À la suite de la prise du pouvoir par le Comité de Transition pour la Restauration des Institutions (CTRI), le 30 août dernier, une multitude de demandes populaires se sont exprimées. Au nombre des attentes immédiatement mises en avant : le renouvellement des dirigeants, la fin du clientélisme et la mise en place d’institutions véritablement démocratiques. Si d’aucuns pourraient considérer ces réclamations comme prématurées à ce stade, celles-ci témoignent en réalité de l’urgent et impérieux besoin de démocratie et de justice sociale d’un peuple trop longtemps muselé et largement délaissé au profit d’une certaine oligarchie.

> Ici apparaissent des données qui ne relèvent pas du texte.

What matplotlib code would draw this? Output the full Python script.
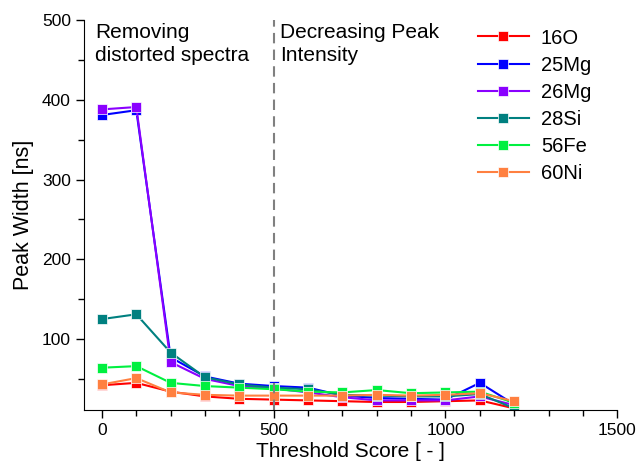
import matplotlib
matplotlib.use("Agg")
import matplotlib.pyplot as plt
from matplotlib.ticker import MultipleLocator

plt.rcParams['font.family'] = ['Liberation Sans', 'DejaVu Sans']

# threshold scores and peak widths
threshold = [0, 100, 200, 300, 400, 500, 600, 700, 800, 900, 1000, 1100, 1200]
o16 = [42, 45, 34, 28, 25, 24, 23, 22, 21, 21, 22, 23, 13]
mg25 = [381, 387, 77, 53, 44, 41, 39, 29, 26, 25, 24, 45, 18]
mg26 = [388, 391, 71, 50, 41, 38, 33, 27, 23, 23, 23, 28, 17]
si28 = [125, 131, 83, 52, 43, 39, 37, 30, 29, 28, 28, 31, 13]
fe56 = [64, 66, 45, 41, 39, 37, 34, 33, 36, 32, 33, 34, 20]
ni60 = [43, 51, 33, 30, 29, 29, 29, 29, 30, 29, 30, 32, 22]

series = [("16O", o16, "#ff0000"),
          ("25Mg", mg25, "#0000ff"),
          ("26Mg", mg26, "#8a00ff"),
          ("28Si", si28, "#008080"),
          ("56Fe", fe56, "#00f040"),
          ("60Ni", ni60, "#ff8040")]

fig = plt.figure(figsize=(6.37, 4.68), dpi=100)
ax = fig.add_axes([0.132, 0.124, 0.837, 0.833])

for name, vals, col in series:
    ax.plot(threshold, vals, color=col, lw=1.5, marker='s', ms=7,
            markeredgecolor='white', markeredgewidth=0.5, label=name)

ax.axvline(500, color='gray', ls=(0, (5, 3)), lw=1.5)

ax.text(-20, 496, "Removing\ndistorted spectra", fontsize=15, va='top', ha='left',
        linespacing=1.25)
ax.text(518, 496, "Decreasing Peak\nIntensity", fontsize=15, va='top', ha='left',
        linespacing=1.25)

ax.set_xlim(-52, 1500)
ax.set_ylim(11, 500)
ax.xaxis.set_major_locator(MultipleLocator(500))
ax.xaxis.set_minor_locator(MultipleLocator(100))
ax.yaxis.set_major_locator(MultipleLocator(100))
ax.yaxis.set_minor_locator(MultipleLocator(50))
ax.tick_params(which='major', direction='out', length=6, width=1, labelsize=12.5)
ax.tick_params(which='minor', direction='out', length=4, width=1)
ax.spines['top'].set_visible(False)
ax.spines['right'].set_visible(False)
ax.set_xlabel("Threshold Score [ - ]", fontsize=15, labelpad=3)
ax.set_ylabel("Peak Width [ns]", fontsize=15.5, labelpad=6)

ax.legend(loc='upper right', bbox_to_anchor=(0.985, 1.025), frameon=False,
          fontsize=14.5, handlelength=2.5, handletextpad=0.6, labelspacing=0.4)

fig.savefig("out.png", dpi=100)
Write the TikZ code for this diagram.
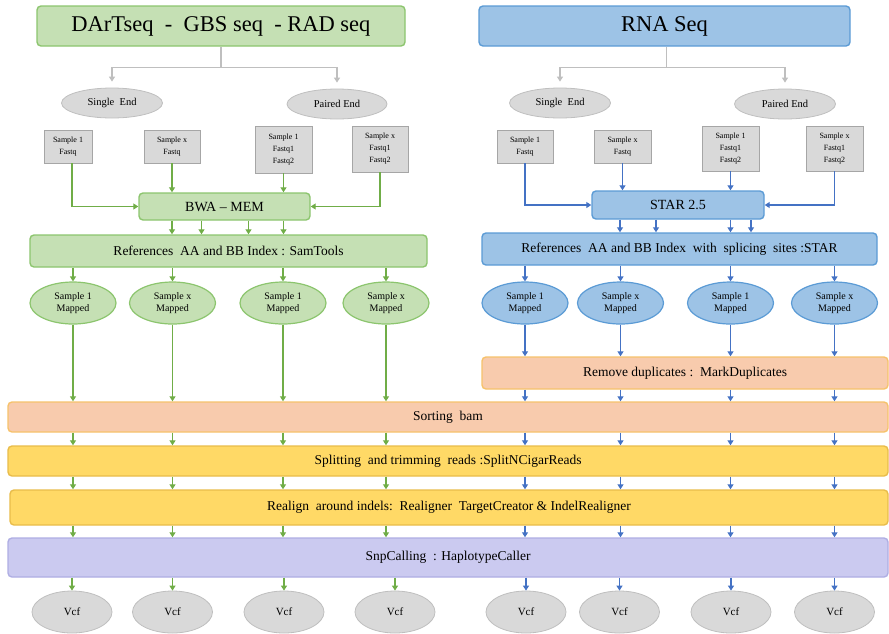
\documentclass[tikz,border=0pt]{standalone}
\usepackage{fontspec}
\setmainfont{Liberation Serif}
\usetikzlibrary{arrows.meta,shapes.geometric}
\definecolor{gfill}{HTML}{C5E0B4}
\definecolor{gline}{HTML}{8CC56E}
\definecolor{garrow}{HTML}{70AD47}
\definecolor{bfill}{HTML}{9DC3E6}
\definecolor{bline}{HTML}{5B9BD5}
\definecolor{barrow}{HTML}{4472C4}
\definecolor{ofill}{HTML}{F8CBAD}
\definecolor{oline}{HTML}{F6C26B}
\definecolor{yfill}{HTML}{FFD966}
\definecolor{yline}{HTML}{E8BC4A}
\definecolor{pfill}{HTML}{CBCAF0}
\definecolor{pline}{HTML}{AFAEE3}
\definecolor{grfill}{HTML}{D9D9D9}
\definecolor{grline}{HTML}{BFBFBF}
\definecolor{sline}{HTML}{A6A6A6}
\begin{document}
\begin{tikzpicture}[x=1pt,y=-1pt,
  every node/.style={inner sep=0pt, align=center},
  rbox/.style={draw, rounded corners=4pt, line width=1.4pt},
  gbox/.style={rbox, fill=gfill, draw=gline},
  bbox/.style={rbox, fill=bfill, draw=bline},
  obox/.style={rbox, fill=ofill, draw=oline},
  ybox/.style={rbox, fill=yfill, draw=yline},
  pbox/.style={rbox, fill=pfill, draw=pline},
  titletxt/.style={font=\fontsize{22.5}{26}\selectfont},
  bartxt/.style={font=\fontsize{13.5}{16}\selectfont},
  endell/.style={ellipse, fill=grfill, draw=grline, line width=0.8pt, minimum width=101pt, minimum height=30pt, font=\fontsize{10.5}{12}\selectfont},
  sampbox/.style={rectangle, fill=grfill, draw=sline, line width=0.8pt, font=\fontsize{8}{12}\selectfont},
  gmap/.style={ellipse, fill=gfill, draw=gline, line width=1.2pt, minimum width=86pt, minimum height=42pt, font=\fontsize{10}{12.5}\selectfont},
  bmap/.style={ellipse, fill=bfill, draw=bline, line width=1.2pt, minimum width=86pt, minimum height=42pt, font=\fontsize{10}{12.5}\selectfont},
  vcfell/.style={ellipse, fill=grfill, draw=grline, line width=0.8pt, minimum width=80pt, minimum height=42pt, font=\fontsize{11}{13}\selectfont},
  garr/.style={draw=garrow, line width=1.2pt, -{Triangle[width=6pt,length=5pt]}},
  barr/.style={draw=barrow, line width=1.2pt, -{Triangle[width=6pt,length=5pt]}},
  grarr/.style={draw=grline, line width=1.2pt, -{Triangle[width=6pt,length=5pt]}},
  grline/.style={draw=grline, line width=1.2pt}
]
\useasboundingbox (0,0) rectangle (889,633);

% titles
\node[gbox, titletxt, minimum width=368pt, minimum height=40pt] (t1) at (221,26) {DArTseq\ \ -\ \ GBS seq\ \ - RAD seq};
\node[bbox, titletxt, minimum width=371pt, minimum height=40pt] (t2) at (664.5,26) {RNA Seq};

% single / paired
\node[endell] (se1) at (112,103) {Single\ \ End};
\node[endell, minimum width=100pt] (pe1) at (337,104) {Paired End};
\node[endell] (se2) at (560,103) {Single\ \ End};
\node[endell] (pe2) at (785,104) {Paired End};

\path (t1.south) ++(0,21) coordinate (jL);
\path (t2.south) ++(2,21) coordinate (jR);
\draw[grline] (t1.south) -- (jL);
\draw[grarr, shorten >=6pt] (jL) -| (se1.north);
\draw[grarr, shorten >=6pt] (jL) -| (pe1.north);
\draw[grline] (t2.south -| jR) -- (jR);
\draw[grarr, shorten >=6pt] (jR) -| (se2.north);
\draw[grarr, shorten >=6pt] (jR) -| (pe2.north);

% sample boxes
\node[sampbox, minimum width=48pt, minimum height=33pt] (s1) at (68,146.5) {Sample 1\\Fastq};
\node[sampbox, minimum width=56pt, minimum height=33pt] (s2) at (172,146.5) {Sample x\\Fastq};
\node[sampbox, minimum width=57pt, minimum height=47pt] (s3) at (283.5,149.5) {Sample 1\\Fastq1\\Fastq2};
\node[sampbox, minimum width=56pt, minimum height=46pt] (s4) at (380,149) {Sample x\\Fastq1\\Fastq2};
\node[sampbox, minimum width=56pt, minimum height=33pt] (r1) at (525,146.5) {Sample 1\\Fastq};
\node[sampbox, minimum width=57pt, minimum height=33pt] (r2) at (622.5,146.5) {Sample x\\Fastq};
\node[sampbox, minimum width=57pt, minimum height=45pt] (r3) at (730.5,148.5) {Sample 1\\Fastq1\\Fastq2};
\node[sampbox, minimum width=57pt, minimum height=45pt] (r4) at (834.5,148.5) {Sample x\\Fastq1\\Fastq2};

% aligners
\node[gbox, font=\fontsize{14}{16}\selectfont, minimum width=171pt, minimum height=27pt] (bwa) at (224.5,206.5) {BWA – MEM};
\node[bbox, font=\fontsize{14}{16}\selectfont, minimum width=172pt, minimum height=28pt] (star) at (678,205) {STAR 2.5};

\draw[garr] ([xshift=4pt]s1.south) |- (bwa.west);
\draw[garr] (s2.south) -- (s2.south |- bwa.north);
\draw[garr] (s3.south) -- (s3.south |- bwa.north);
\draw[garr] (s4.south) |- (bwa.east);
\draw[barr] (r1.south) |- (star.west);
\draw[barr] (r2.south) -- (r2.south |- star.north);
\draw[barr] (r3.south) -- (r3.south |- star.north);
\draw[barr] (r4.south) |- (star.east);

% references
\node[gbox, bartxt, minimum width=397pt, minimum height=32pt] (refL) at (228.5,251) {References\ \ AA and BB Index : SamTools};
\node[bbox, bartxt, minimum width=395pt, minimum height=32pt] (refR) at (679.5,249) {References\ \ AA and BB Index\ \ with\ \ splicing\ \ sites :STAR};

\draw[garr] (bwa.south -| s2.south) -- (refL.north -| s2.south);
\draw[garr] ([xshift=-23pt]bwa.south) -- ([xshift=-23pt]bwa.south |- refL.north);
\draw[garr] ([xshift=24pt]bwa.south) -- ([xshift=24pt]bwa.south |- refL.north);
\draw[garr] (bwa.south -| s3.south) -- (refL.north -| s3.south);
\draw[barr] ([xshift=-58pt]star.south) -- ([xshift=-58pt]star.south |- refR.north);
\draw[barr] ([xshift=-22pt]star.south) -- ([xshift=-22pt]star.south |- refR.north);
\draw[barr] (star.south -| r3.south) -- (refR.north -| r3.south);
\draw[barr] ([xshift=73pt]star.south) -- ([xshift=73pt]star.south |- refR.north);

% mapped
\node[gmap] (mL1) at (73,303) {Sample 1\\Mapped};
\node[gmap] (mL2) at (172.5,303) {Sample x\\Mapped};
\node[gmap] (mL3) at (283,303) {Sample 1\\Mapped};
\node[gmap] (mL4) at (386,303) {Sample x\\Mapped};
\node[bmap] (mR1) at (525,303) {Sample 1\\Mapped};
\node[bmap] (mR2) at (620.5,303) {Sample x\\Mapped};
\node[bmap] (mR3) at (730.5,303) {Sample 1\\Mapped};
\node[bmap] (mR4) at (834.5,303) {Sample x\\Mapped};

% bars
\node[obox, bartxt, minimum width=406pt, minimum height=32pt] (rem) at (685,373) {Remove duplicates :\ \ MarkDuplicates};
\node[obox, bartxt, minimum width=880pt, minimum height=30pt] (sort) at (448,417) {Sorting\ \ bam};
\node[ybox, bartxt, minimum width=880pt, minimum height=30pt] (split) at (448,461) {Splitting\ \ and trimming\ \ reads :SplitNCigarReads};
\node[ybox, bartxt, minimum width=878pt, minimum height=35pt] (realign) at (449,507.5) {Realign\ \ around indels:\ \ Realigner\ \ TargetCreator \& IndelRealigner};
\node[pbox, bartxt, minimum width=880pt, minimum height=39pt] (snp) at (448,557.5) {SnpCalling\ \ : HaplotypeCaller};

% vcf
\node[vcfell] (vL1) at (72,612) {Vcf};
\node[vcfell] (vL2) at (172.5,612) {Vcf};
\node[vcfell] (vL3) at (284,612) {Vcf};
\node[vcfell] (vL4) at (395,612) {Vcf};
\node[vcfell] (vR1) at (526,612) {Vcf};
\node[vcfell] (vR2) at (619.5,612) {Vcf};
\node[vcfell] (vR3) at (731,612) {Vcf};
\node[vcfell] (vR4) at (834.5,612) {Vcf};

\foreach \i in {1,2,3,4} {
  \draw[garr] (refL.south -| mL\i) -- (mL\i.north);
  \draw[garr] (mL\i.south) -- (sort.north -| mL\i);
  \draw[garr] (sort.south -| mL\i) -- (split.north -| mL\i);
  \draw[garr] (split.south -| mL\i) -- (realign.north -| mL\i);
  \draw[garr] (realign.south -| mL\i) -- (snp.north -| mL\i);
  \draw[garr] (snp.south -| vL\i) -- (vL\i.north);
  \draw[barr] (refR.south -| mR\i) -- (mR\i.north);
  \draw[barr] (mR\i.south) -- (rem.north -| mR\i);
  \draw[barr] (rem.south -| mR\i) -- (sort.north -| mR\i);
  \draw[barr] (sort.south -| mR\i) -- (split.north -| mR\i);
  \draw[barr] (split.south -| mR\i) -- (realign.north -| mR\i);
  \draw[barr] (realign.south -| mR\i) -- (snp.north -| mR\i);
  \draw[barr] (snp.south -| vR\i) -- (vR\i.north);
}
\end{tikzpicture}
\end{document}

De toute évidence, l’arrivée au pouvoir du CTRI s’est accompagnée d’une nouvelle dynamique entre gouvernants et gouvernés, au travers de laquelle les Gabonais font valoir l’exercice d’une « nouvelle » liberté d’expression. Acteurs de la société civile, intellectuels, ou citoyens lambda, nombreux sont les compatriotes qui participent de plus en plus activement aux débats sur les questions d’intérêt national sans être, pour le moment, inquiétés pour leurs opinions. La montée de cette expression publique est aussi caractéristique des sociétés qui vivent un moment de transition ou de démocratisation auquel tout le monde voudrait prendre part.

Dans cette déferlante d’âpres échanges et de confrontations entre compatriotes, certains sujets d’intérêts reviennent de façon récurrente.

Une charte de la transition qui suscite des interrogations

Mamadou Diatta est Docteur en Science Politique et Relations Internationales de Sciences Po Paris. © D.R.

Censée encadrer la période de transition et poser les jalons d’un retour à l’ordre constitutionnel, la charte de la transition a visiblement été rédigée dans la précipitation, soulevant ainsi un ensemble de questionnements se cristallisant essentiellement autour de deux points : l’absence de précision de la durée de la période de transition et l’ambiguïté autour de l’éligibilité du président de la transition à l’élection présidentielle à venir.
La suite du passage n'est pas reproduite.